Black Swarm is watchable. That sounds like a brush off, but many films are not watchable. Winning has also helmed several not-in-theater monster movie affairs, and Swarm shows a competence with the concept. But, much like a lot of 90s DTV that have CGI’d covers promising wackiness that never quite rears its head on film, Winning follows a tried and true lower budget formula of promising a lot and showing us little. Thankfully, what is shown doesn’t look that bad.
So there are some scary wasps who are turning people into zombies. There. That’s your one line pitch. Exterminator Sebastien Roberts is just about to leave his hometown when these wasps start causing crazy stingy deaths. Thankfully, he has some kind of bug background beyond extermination that makes him the foremost expert on dealing with the critters, along with scientist Robert Englund. There’s some developments with Roberts’ twin brother’s wife having come back to town after her husband has died… and maybe she was actually in love with Twin #1 who is still alive, so that’s good. There’s some twists regarding where the wasps came from.
But overall, if you’ve been down this ‘creep of the week’ style film before, you know what to expect: a couple deaths, a couple plot threads, a loose romantic storyline, and probably an explosion toward the end.
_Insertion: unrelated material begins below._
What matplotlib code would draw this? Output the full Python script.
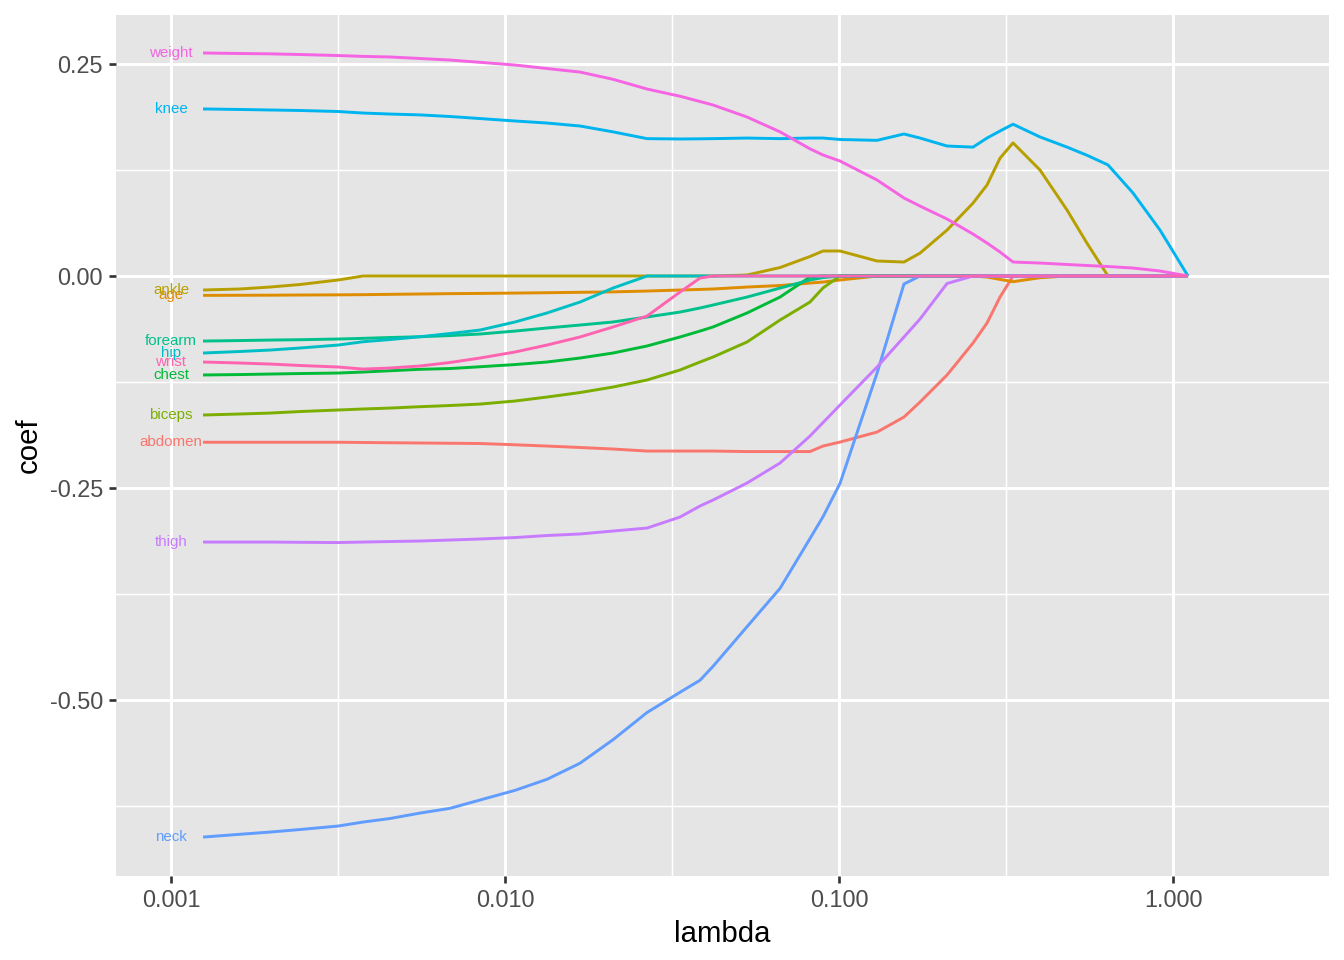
import numpy as np
import matplotlib
matplotlib.use('Agg')
import matplotlib.pyplot as plt
from matplotlib.ticker import FixedLocator, FormatStrFormatter

plt.rcParams['font.family'] = ['Liberation Sans', 'DejaVu Sans']
plt.rcParams['axes.unicode_minus'] = False

# lambda grid
lam = [0.001247, 0.001609, 0.001978, 0.002434, 0.003162, 0.003757, 0.004526,
       0.005566, 0.006843, 0.008416, 0.010713, 0.013354, 0.016770, 0.021054,
       0.026622, 0.033420, 0.038350, 0.041950, 0.053040, 0.066590, 0.081860,
       0.089570, 0.100700, 0.130000, 0.156500, 0.174800, 0.210600, 0.251900,
       0.277400, 0.303400, 0.331900, 0.399700, 0.481600, 0.552800, 0.638800,
       0.759000, 0.914200, 1.109000]

abdomen = [-0.196, -0.196, -0.196, -0.196, -0.196, -0.1963, -0.1966, -0.1969,
           -0.1972, -0.1975, -0.199, -0.2005, -0.2022, -0.204, -0.2064, -0.2064,
           -0.2064, -0.2064, -0.207, -0.207, -0.207, -0.2005, -0.1958, -0.184,
           -0.1663, -0.1486, -0.1167, -0.079, -0.0554, -0.0248] + [0] * 8
age = [-0.0228, -0.0227, -0.0226, -0.0224, -0.0222, -0.022, -0.0216, -0.0212,
       -0.0208, -0.0205, -0.0201, -0.0197, -0.0192, -0.0187, -0.0177, -0.0165,
       -0.0158, -0.0153, -0.013, -0.0112, -0.0083, -0.0071, -0.0047, 0, 0, 0,
       0, 0, -0.0012, -0.004, -0.0067, -0.002, 0, 0, 0, 0, 0, 0]
ankle = [-0.0165, -0.0153, -0.013, -0.010, -0.0047] + [0] * 13 + \
        [0.0012, 0.010, 0.023, 0.0295, 0.0295, 0.0177, 0.0165, 0.027, 0.0542,
         0.086, 0.1073, 0.139, 0.157, 0.125, 0.0778, 0.0386, 0, 0, 0, 0]
biceps = [-0.1639, -0.1627, -0.1616, -0.1598, -0.158, -0.1568, -0.1557,
          -0.1541, -0.1527, -0.151, -0.1474, -0.1427, -0.1374, -0.1309,
          -0.1226, -0.1108, -0.1014, -0.0955, -0.0778, -0.0519, -0.0307,
          -0.014, 0] + [0] * 15
chest = [-0.1167, -0.1162, -0.1156, -0.115, -0.1144, -0.1132, -0.1117, -0.110,
         -0.1091, -0.107, -0.1044, -0.1014, -0.0967, -0.0908, -0.0825, -0.0719,
         -0.0649, -0.0601, -0.0436, -0.0248, -0.0012, 0, 0] + [0] * 15
forearm = [-0.0767, -0.0761, -0.0755, -0.0751, -0.0743, -0.0735, -0.0725,
           -0.0716, -0.0702, -0.0684, -0.0649, -0.0613, -0.0578, -0.0542,
           -0.0483, -0.0425, -0.0377, -0.0342, -0.0248, -0.0142, -0.0047,
           -0.0018, 0] + [0] * 15
hip = [-0.0908, -0.089, -0.0873, -0.0849, -0.0814, -0.0775, -0.0749, -0.0716,
       -0.0678, -0.0637, -0.0542, -0.0436, -0.0307, -0.0142, 0] + [0] * 23
knee = [0.197, 0.1964, 0.1958, 0.1952, 0.194, 0.1922, 0.191, 0.190, 0.1881,
        0.1857, 0.1828, 0.1804, 0.1769, 0.170, 0.162, 0.1616, 0.1618, 0.162,
        0.1627, 0.162, 0.1627, 0.1627, 0.161, 0.160, 0.1675, 0.1627, 0.1533,
        0.152, 0.1627, 0.171, 0.179, 0.164, 0.152, 0.1424, 0.131, 0.0979,
        0.0542, 0.0]
neck = [-0.6616, -0.6583, -0.6557, -0.6527, -0.6486, -0.6439, -0.6397, -0.6333,
        -0.6277, -0.6179, -0.6065, -0.5935, -0.5745, -0.5468, -0.5147, -0.4908,
        -0.4767, -0.4603, -0.4135, -0.3683, -0.3096, -0.2838, -0.2445, -0.1144,
        -0.0094, 0] + [0] * 12
thigh = [-0.3137, -0.3137, -0.3137, -0.314, -0.3143, -0.3137, -0.3131, -0.3125,
         -0.3113, -0.3101, -0.3084, -0.306, -0.3042, -0.3007, -0.2972, -0.2842,
         -0.2712, -0.2642, -0.2441, -0.2205, -0.1887, -0.1728, -0.1521, -0.1073,
         -0.0719, -0.0507, -0.0088, 0] + [0] * 10
weight = [0.263, 0.2624, 0.262, 0.2612, 0.260, 0.259, 0.2583, 0.2565, 0.2547,
          0.252, 0.2488, 0.2447, 0.2405, 0.232, 0.2205, 0.212, 0.2058, 0.2017,
          0.1875, 0.170, 0.150, 0.1427, 0.1356, 0.1132, 0.092, 0.0825, 0.0672,
          0.0495, 0.0389, 0.0283, 0.0165, 0.0153, 0.0136, 0.0124, 0.0112,
          0.0094, 0.0059, 0.0]
wrist = [-0.1014, -0.1026, -0.1038, -0.1055, -0.1073, -0.1097, -0.1085,
         -0.1061, -0.102, -0.0967, -0.0896, -0.0814, -0.0719, -0.0601, -0.0472,
         -0.0189, -0.0024, 0] + [0] * 20

names = ['abdomen', 'age', 'ankle', 'biceps', 'chest', 'forearm', 'hip',
         'knee', 'neck', 'thigh', 'weight', 'wrist']
series = [abdomen, age, ankle, biceps, chest, forearm, hip, knee, neck,
          thigh, weight, wrist]
colours = ['#F8766D', '#DE8C00', '#B79F00', '#7CAE00', '#00BA38', '#00C08B',
           '#00BFC4', '#00B4F0', '#619CFF', '#C77CFF', '#F564E3', '#FF64B0']

label_x = 0.001

fig = plt.figure(figsize=(7, 5), dpi=192)
ax = fig.add_axes([116/1344, 1 - 876/960, (1329 - 116)/1344, (876 - 15)/960])
ax.set_facecolor('#E5E5E5')
for s in ax.spines.values():
    s.set_visible(False)

for nm, vals, col in zip(names, series, colours):
    ax.plot(lam, vals, color=col, lw=1.1, solid_capstyle='butt')
    ax.text(label_x, vals[0], nm, color=col, fontsize=5.7,
            ha='center', va='center')

ax.set_xscale('log')
ax.set_xlim(10**-3.1647, 10**0.467)
ax.set_ylim(-0.7075, 0.3078)

ax.xaxis.set_major_locator(FixedLocator([0.001, 0.01, 0.1, 1.0]))
ax.xaxis.set_minor_locator(FixedLocator([10**-2.5, 10**-1.5, 10**-0.5]))
ax.xaxis.set_major_formatter(FormatStrFormatter('%.3f'))
ax.xaxis.set_minor_formatter(FormatStrFormatter(''))
ax.yaxis.set_major_locator(FixedLocator([0.25, 0.0, -0.25, -0.5]))
ax.yaxis.set_minor_locator(FixedLocator([0.125, -0.125, -0.375, -0.625]))
ax.yaxis.set_major_formatter(FormatStrFormatter('%.2f'))

ax.set_axisbelow(True)
ax.grid(which='major', color='white', lw=1.1)
ax.grid(which='minor', color='white', lw=0.55)
ax.tick_params(which='major', length=2.75, width=1.0, color='#333333',
               labelsize=8.8, labelcolor='#4D4D4D', pad=2.2)
ax.tick_params(which='minor', length=0)

ax.set_xlabel('lambda', fontsize=11, labelpad=3)
ax.set_ylabel('coef', fontsize=11, labelpad=2.5)

fig.savefig('out.png', dpi=192)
If that sounds like a generic description of any movie, that’s what Black Swarm suffers from. It doesn’t really define itself very well. I respect that Winning applied his budget properly and our brief gore effects (in the form of the zombies or their pre-zombie death scenes) look fine and our buggy swarm – something that looks dodgy even in big budget movies – actually works, and matches the crisp color gloss of the production. But there were moments when I felt like I had missed some kind of plot development and so would rewind ten minutes or so and… nope, I’ve been watching the whole time.
Englund is always fun to watch in regular roles, and the cast does a good job of playing each of their mostly 1-dimensional characters true to form. Nothing sticks out – either bad or good – making Black Swarm fairly forgettable, but easy to watch.